En l’occurrence, la vie commune a duré plus de trois ans et le Tribunal fédéral constate que le recourant est bien intégré en Suisse où (i) il a toujours travaillé, (ii) il ne dépend pas de l’aide sociale, (iii) il participe à une vie sociale et associative (Cricket Club Zurich), (iv) il n’a pas occupé les forces de police ni la justice et (v) où il a appris l’allemand, langue qu’il parle convenablement.

Le Tribunal fédéral considère dès lors que son intégration est réussie au sens de l’art. 50 al. 1 let. a LEtr et admet le recours.

Art. 50 LEtr

Le TF juge que dans le cadre du calcul du délai de l’art. 50 al. 1 let. a LEtr, la durée de trois ans doit être totalisée avec le/la même conjoint/e. Dans ces deux arrêts, un ressortissant kosovar et un ressortissant bengali ont épousé chacun une ressortissante suisse, de laquelle ils se sont séparés avant le délai de trois ans.

Par la suite, ils se sont tous les deux remariés chacun avec une autre ressortissante suisse. Ainsi, ils totalisent plus de trois ans de vie conjugale, mais avec deux femmes différentes. Malgré leur bonne intégration, le TF considère que la durée de trois ans doit être réalisée avec la même personne pour pouvoir prétendre au maintien de l’autorisation de séjour en application de l’art. 50 al. 1 let. a LEtr.

Art. 5 LEtr ; 2 et 4 OEV

Une ressortissante turque demande des visas d’entrée pour elle, son mari et sa fille de trois ans pour rendre visite à des membres de sa famille en Suisse à l’occasion d’un mariage, pendant trois semaines. Sa demande est refusée, car les autorités considèrent que la sortie de Suisse n’est pas garantie. Le TAF constate sur recours qu’il n’y a aucun droit à l’octroi d’un visa. Cette liberté est restreinte dans le cadre des accords Schengen en faveur d’une pratique uniforme.

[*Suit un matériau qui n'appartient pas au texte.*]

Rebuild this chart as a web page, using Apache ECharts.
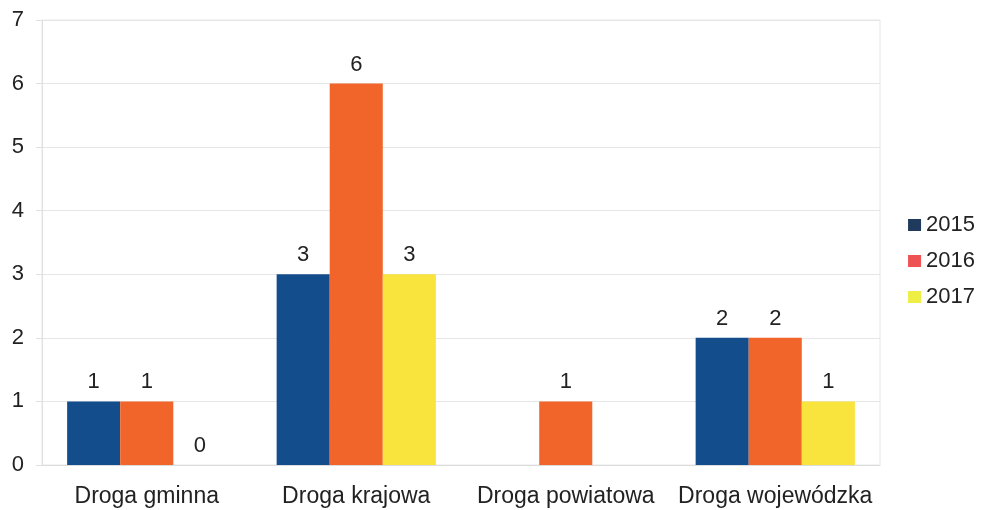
<!DOCTYPE html>
<html><head><meta charset="utf-8">
<script src="https://cdn.jsdelivr.net/npm/echarts@6/dist/echarts.min.js"></script>
<style>html,body{margin:0;padding:0;background:#fff}#c{width:982px;height:510px}</style>
</head><body><div id="c"></div>
<script>
const categories = ['Droga gminna', 'Droga krajowa', 'Droga powiatowa', 'Droga wojewódzka'];
const seriesNames = ['2015', '2016', '2017'];
const v2015 = [1, 3, null, 2];
const v2016 = [1, 6, 1, 2];
const v2017 = [0, 3, null, 1];
const yTicks = [0, 1, 2, 3, 4, 5, 6, 7];

const colors = ['#134d8b', '#f2652a', '#f8e43c'];
const legendColors = ['#1f3a5c', '#ee5252', '#eeee44'];
const font = 'Liberation Sans, Arial, sans-serif';
const chart = echarts.init(document.getElementById('c'));
const data = [v2015, v2016, v2017];
chart.setOption({
  animation: false,
  grid: { left: 42, right: 102, top: 20, bottom: 45, show: true, borderColor: '#e6e6e6', borderWidth: 1 },
  legend: {
    orient: 'vertical', right: 2, top: 209, itemWidth: 13, itemHeight: 12, itemGap: 14,
    textStyle: { fontFamily: font, fontSize: 22, color: '#222' },
    data: seriesNames.map((n, i) => ({ name: n, icon: 'rect', itemStyle: { color: legendColors[i] } }))
  },
  xAxis: {
    type: 'category', data: categories,
    axisLine: { show: true, lineStyle: { color: '#dcdcdc' } },
    axisTick: { show: false },
    axisLabel: { fontFamily: font, fontSize: 23, color: '#222', margin: 20, interval: 0 }
  },
  yAxis: {
    type: 'value', min: 0, max: 7, interval: 1,
    axisLine: { show: true, lineStyle: { color: '#e0e0e0' } },
    axisTick: { show: true, length: 6, lineStyle: { color: '#e0e0e0' } },
    splitLine: { lineStyle: { color: '#e6e6e6' } },
    axisLabel: { fontFamily: font, fontSize: 22, color: '#222', margin: 18,
      formatter: v => yTicks.includes(v) ? String(v) : '' }
  },
  series: seriesNames.map((n, i) => ({
    name: n, type: 'bar', data: data[i], barGap: '0%', barCategoryGap: '24%',
    itemStyle: { color: colors[i] },
    label: { show: true, position: 'top', distance: 8, fontFamily: font, fontSize: 22, color: '#222' }
  }))
});
</script></body></html>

En droit suisse tout comme en droit Schengen et sous réserve d’autres conditions (moyens financiers suffisants, absence de danger pour l’ordre public), la sortie de l’étranger du territoire national doit être assurée. En l’occurrence, la recourante a 36 ans et vient d’une région économiquement faible. Les jeunes y sont soumis à une forte pression migratoire.

La recourante est mère au foyer et dispose de tout son réseau social dans sa région d’origine. Son mari travaille et la famille dispose d’une situation économique stable. Elle n’a pas vu son père, qui vit en Suisse en tant que réfugié, depuis 13 ans et le mariage de son frère a effectivement eu lieu.

Les motifs de la visite annoncés sont donc corrects et il n’y a pas d’empêchement à l’entrée au sens de l’art. 5 LEtr. Selon le TAF, l’instance précédente a constaté les faits de façon lacunaire, notamment en ce qui concerne le réseau familial de la recourante en Suisse. Par conséquent, le recours est admis et l’affaire renvoyée à l’autorité précédente pour nouvelle instruction.